Teleios

The Greek word teleios means "perfect," "complete," or "mature." It describes something that has reached its intended purpose, achieved its design.

The Greek word teleios means "perfect," "complete," or "mature"—from telos, meaning "end" or "goal." It describes something that has reached its intended purpose, achieved its design. A teleios apple is ripe, fully developed. A teleiosathlete has reached peak form. This isn't flawless performance but functional completion—the thing has become what it was meant to be.

Jesus's command seems impossible: "You therefore must be perfect (teleioi), as your heavenly Father is perfect (teleios)" (Matthew 5:48). How can finite humans achieve divine perfection? But the context clarifies: Jesus just taught enemy-love, saying "if you love those who love you, what reward do you have?" (Matthew 5:46). To be teleios like the Father means to love indiscriminately, extending goodness to evil and good alike as God does with sunshine and rain. It's about complete, mature love—not sinless flawlessness.

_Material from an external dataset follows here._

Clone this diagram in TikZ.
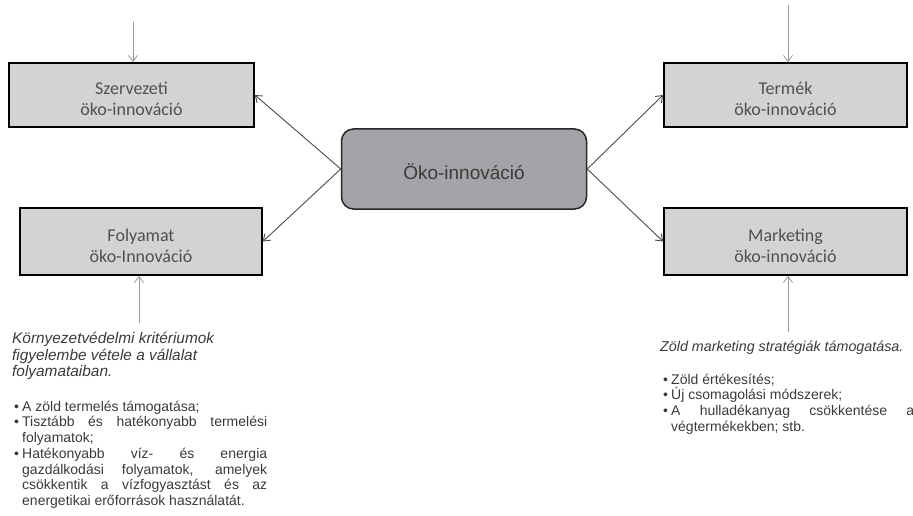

James uses teleios for the result of tested faith: "let steadfastness have its full effect (ergon teleion), that you may be perfect and complete (teleioi), lacking in nothing" (James 1:4). Trials produce maturity, finishing the formation process. Similarly, Paul distinguishes between spiritual adults and infants: "we speak wisdom among the mature (teleiois)" (1 Corinthians 2:6). Maturity isn't sinlessness but development—moving from milk to solid food (Hebrews 5:14).

Paradoxically, Paul claims both to be and not be teleios: "Not that I have already obtained this or am already perfect (teteleiōmai), but I press on...Let those of us who are mature (teleioi) think this way" (Philippians 3:12, 15). He's mature enough to know he's not finished—genuine teleios includes awareness of incompleteness. True maturity knows it's still growing.

Hebrews applies teleios to Christ himself: "it was fitting that he...should make the founder of their salvation perfect (teleiōsai) through suffering" (Hebrews 2:10). Jesus didn't need moral improvement, but his human nature required completion through the full human experience, including death. "He learned obedience through what he suffered. And being made perfect (teleiōtheis), he became the source of eternal salvation" (Hebrews 5:8-9). The incarnate Son reached his telos through the cross.

Here's what we've lost: Aristotle taught that everything has a telos—an acorn's purpose is to become an oak, a knife's purpose is to cut well. Teleios meant reaching that inherent purpose. But modern culture has no agreed-upon human telos, so we've reduced "perfect" to flawless performance, fueling anxiety and shame. Biblical teleios isn't about never failing; it's about becoming fully human as God intended—which paradoxically includes acknowledging weakness, depending on grace, and loving like God loves. The goal isn't flawlessness but Christlikeness.